Is Bride Adding Invites for Extra Gifts?

Peter & Molly,
I have a quick question. I went to my mailbox today, and found a wedding invitation for a reception that is in two days! The bride is the daughter of our neighbor. Our family has known each other for decades, and we have occasionally been friendly, but never friends. I'm just not sure what to make of this invitation. I can't really RSVP, although it seems that tradition is all but lost in our culture anyways, but I'm not sure if the invitation is even serious, or just an attempt to extract another present. Should I go, do I need to send my regrets if I don't, am I obliged to buy a present.

Sincerely,
Hog Tied


In situations like these, I think it would be best to give everyone the benefit of the doubt. Even if it is very likely untrue, just assume that your friendship meant more to this other family then to you, assume that they sent the invitation because they want your company, and assume that it must have been misplaced somewhere along the way and that they intended for you to receive it weeks or even months ago. Then act accordingly, if you can make it go, if you can't because of a prior engagement, don't go, and no one is every obliged to buy a present regardless of when they get the invite.

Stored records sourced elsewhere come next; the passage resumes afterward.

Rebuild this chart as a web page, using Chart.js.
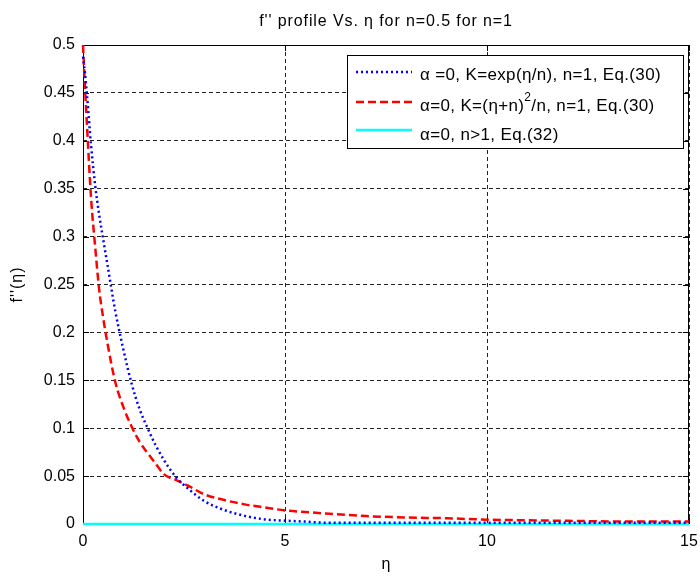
<!DOCTYPE html>
<html>
<head>
<meta charset="utf-8">
<script src="https://cdn.jsdelivr.net/npm/chart.js@4.4.1/dist/chart.umd.min.js"></script>
<style>
  html, body { margin: 0; padding: 0; background: #fff; }
  #wrap { width: 700px; height: 576px; position: relative; }
</style>
</head>
<body>
<div id="wrap"><canvas id="profileChart"></canvas></div>
<script>
// values
const etaValues = [0, 0.05, 0.1, 0.2, 0.3, 0.4, 0.5, 0.6, 0.8, 1, 1.2, 1.4, 1.6, 1.8, 2, 2.3, 2.6, 3, 3.5, 4, 4.5, 5, 5.5, 6, 7, 8, 9, 10, 11, 12, 13, 14, 15];
const expKValues = [0.488, 0.47, 0.447, 0.395, 0.354, 0.323, 0.297, 0.272, 0.222, 0.182, 0.147, 0.12, 0.1, 0.082, 0.067, 0.049, 0.037, 0.024, 0.0145, 0.0085, 0.0048, 0.0035, 0.0025, 0.0013, 0.0012, 0.0012, 0.0012, 0.0012, 0.0012, 0.0012, 0.0012, 0.0012, 0.0012];
const powKValues = [0.5, 0.455, 0.415, 0.34, 0.29, 0.245, 0.215, 0.19, 0.148, 0.122, 0.102, 0.086, 0.074, 0.063, 0.052, 0.046, 0.04, 0.031, 0.025, 0.0205, 0.0172, 0.0142, 0.0125, 0.011, 0.0083, 0.0068, 0.006, 0.0045, 0.0039, 0.0033, 0.0027, 0.0025, 0.0025];
const nGreaterEta = [0, 15];
const nGreaterValues = [0, 0];

const xTickLabels = ['0', '5', '10', '15'];
const yTickLabels = ['0', '0.05', '0.1', '0.15', '0.2', '0.25', '0.3', '0.35', '0.4', '0.45', '0.5'];

const chartTitle = 'f\'\' profile Vs. \u03b7 for n=0.5 for n=1';
const xTitle = '\u03b7';
const yTitle = 'f\'\'(\u03b7)';

const FONT = '"Liberation Sans", Arial, Helvetica, sans-serif';

function toPoints(xs, ys) {
    return xs.map((x, i) => ({ x: x, y: ys[i] }));
}

// box and inward ticks go under the curves (cyan line sits on the bottom edge)
const matlabFrame = {
    id: 'matlabFrame',
    beforeDatasetsDraw(chart) {
        const ctx = chart.ctx;
        const a = chart.chartArea;
        const xs = chart.scales.x, ys = chart.scales.y;
        ctx.save();
        ctx.setLineDash([]);
        ctx.strokeStyle = '#000';
        ctx.lineWidth = 1;
        ctx.strokeRect(a.left + 0.5, a.top + 0.5, a.right - a.left - 1, a.bottom - a.top);
        ctx.beginPath();
        xs.ticks.forEach(t => {
            const px = Math.round(xs.getPixelForValue(t.value)) + 0.5;
            ctx.moveTo(px, a.bottom); ctx.lineTo(px, a.bottom - 6);
            ctx.moveTo(px, a.top); ctx.lineTo(px, a.top + 6);
        });
        ys.ticks.forEach(t => {
            const py = Math.round(ys.getPixelForValue(t.value)) + 0.5;
            ctx.moveTo(a.left, py); ctx.lineTo(a.left + 6, py);
            ctx.moveTo(a.right, py); ctx.lineTo(a.right - 6, py);
        });
        ctx.stroke();
        ctx.restore();
    }
};

// titles and legend
const matlabText = {
    id: 'matlabText',
    afterDraw(chart) {
        const ctx = chart.ctx;
        const a = chart.chartArea;
        ctx.save();
        ctx.fillStyle = '#000';
        ctx.strokeStyle = '#000';
        ctx.lineWidth = 1;
        ctx.textAlign = 'center';
        ctx.textBaseline = 'middle';
        ctx.font = '16px ' + FONT;
        ctx.letterSpacing = '0.9px';
        ctx.fillText(chartTitle, (a.left + a.right) / 2, 22);
        ctx.letterSpacing = '0px';
        ctx.font = '16px ' + FONT;
        ctx.fillText(xTitle, (a.left + a.right) / 2, 565);
        ctx.save();
        ctx.translate(18, (a.top + a.bottom) / 2);
        ctx.rotate(-Math.PI / 2);
        ctx.letterSpacing = '1px';
        ctx.fillText(yTitle, 0, 0);
        ctx.restore();

        // legend box
        const bx = 347, by = 55, bw = 336, bh = 93;
        ctx.fillStyle = '#fff';
        ctx.fillRect(bx, by, bw, bh);
        ctx.strokeRect(bx + 0.5, by + 0.5, bw, bh);
        const lineY = [72, 102, 130];
        const textY = [75, 106, 135];
        ctx.textAlign = 'left';
        ctx.letterSpacing = '0.35px';
        chart.data.datasets.forEach((ds, i) => {
            ctx.save();
            ctx.strokeStyle = ds.borderColor;
            ctx.lineWidth = ds.borderWidth;
            ctx.setLineDash(ds.borderDash || []);
            ctx.beginPath();
            ctx.moveTo(356, lineY[i]);
            ctx.lineTo(412, lineY[i]);
            ctx.stroke();
            ctx.restore();
            ctx.fillStyle = '#000';
            let x = 420;
            ds.legendParts.forEach(part => {
                ctx.font = (part.sup ? '12px ' : '17px ') + FONT;
                ctx.fillText(part.text, x, part.sup ? textY[i] - 8 : textY[i]);
                x += ctx.measureText(part.text).width;
            });
        });
        ctx.restore();
    }
};

const ctx = document.getElementById('profileChart').getContext('2d');
new Chart(ctx, {
    type: 'line',
    data: {
        datasets: [{
            label: '\u03b1 =0, K=exp(\u03b7/n), n=1, Eq.(30)',
            legendParts: [{ text: '\u03b1 =0, K=exp(\u03b7/n), n=1, Eq.(30)' }],
            data: toPoints(etaValues, expKValues),
            borderColor: '#0000ff',
            borderWidth: 2.5,
            borderDash: [2, 3],
            cubicInterpolationMode: 'monotone'
        }, {
            label: '\u03b1=0, K=(\u03b7+n)2/n, n=1, Eq.(30)',
            legendParts: [{ text: '\u03b1=0, K=(\u03b7+n)' }, { text: '2', sup: true }, { text: '/n, n=1, Eq.(30)' }],
            data: toPoints(etaValues, powKValues),
            borderColor: '#ff0000',
            borderWidth: 2.5,
            borderDash: [8, 4],
            cubicInterpolationMode: 'monotone'
        }, {
            label: '\u03b1=0, n>1, Eq.(32)',
            legendParts: [{ text: '\u03b1=0, n>1, Eq.(32)' }],
            data: toPoints(nGreaterEta, nGreaterValues),
            borderColor: '#00ffff',
            borderWidth: 2.5
        }]
    },
    options: {
        responsive: true,
        maintainAspectRatio: false,
        animation: false,
        clip: false,
        elements: { point: { radius: 0 } },
        layout: { padding: { top: 45, right: 11, left: 0, bottom: 0 } },
        plugins: {
            legend: { display: false },
            tooltip: { enabled: false }
        },
        scales: {
            x: {
                type: 'linear',
                min: 0,
                max: 15,
                afterFit: s => { s.height = 52; s.paddingLeft = 0; s.paddingRight = 0; },
                ticks: {
                    stepSize: 5,
                    padding: 8,
                    color: '#000',
                    font: { family: FONT, size: 16 },
                    callback: (v, i) => xTickLabels[i]
                },
                grid: { color: '#222', lineWidth: 1, drawTicks: false },
                border: { display: false, dash: [4, 3] }
            },
            y: {
                min: 0,
                max: 0.5,
                afterFit: s => { s.width = 83; s.paddingTop = 0; s.paddingBottom = 0; },
                ticks: {
                    stepSize: 0.05,
                    padding: 8,
                    color: '#000',
                    font: { family: FONT, size: 16 },
                    callback: (v, i) => yTickLabels[i]
                },
                grid: { color: '#222', lineWidth: 1, drawTicks: false },
                border: { display: false, dash: [4, 3] }
            }
        }
    },
    plugins: [matlabFrame, matlabText]
});
</script>
</body>
</html>
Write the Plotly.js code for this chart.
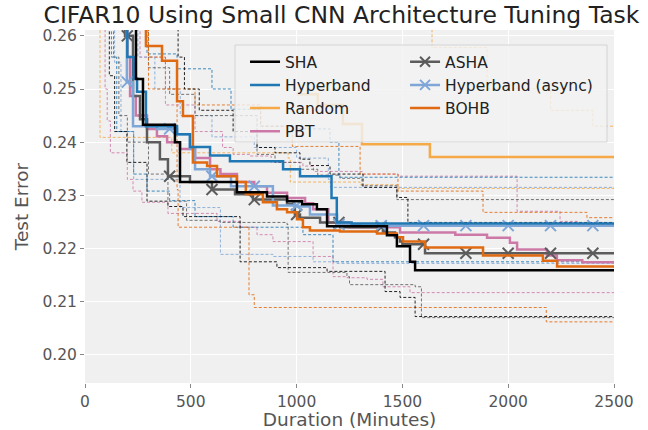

I don't know that Peter's approach is entirely reasonable. You can't act like you got the invite months ago, because you didn't, so you can't make time for it on your schedule, and you can't thoughtfully choose an appropriate gift. I do agree that you should probably assume the invite is sincere, although I would be unfortunately unsurprised if it wasn't, but the timing of your receiving the invite, whether intentional or not, removes your social burden to respond, attend, or bring a gift.

"Social burden to respond"? What? I certainly believe in good manners, but good manners change over time and between cultures, and right now, in LDS culture, an RSVP is only expected if it is explicitly mentioned, ordinarily receptions are such simple affairs that they can easily accommodate a wide range of guest numbers.

 
OK, maybe the burden to respond isn't there anymore, but most people would think it rude if you didn't get a gift, in most cases. This case is an exception.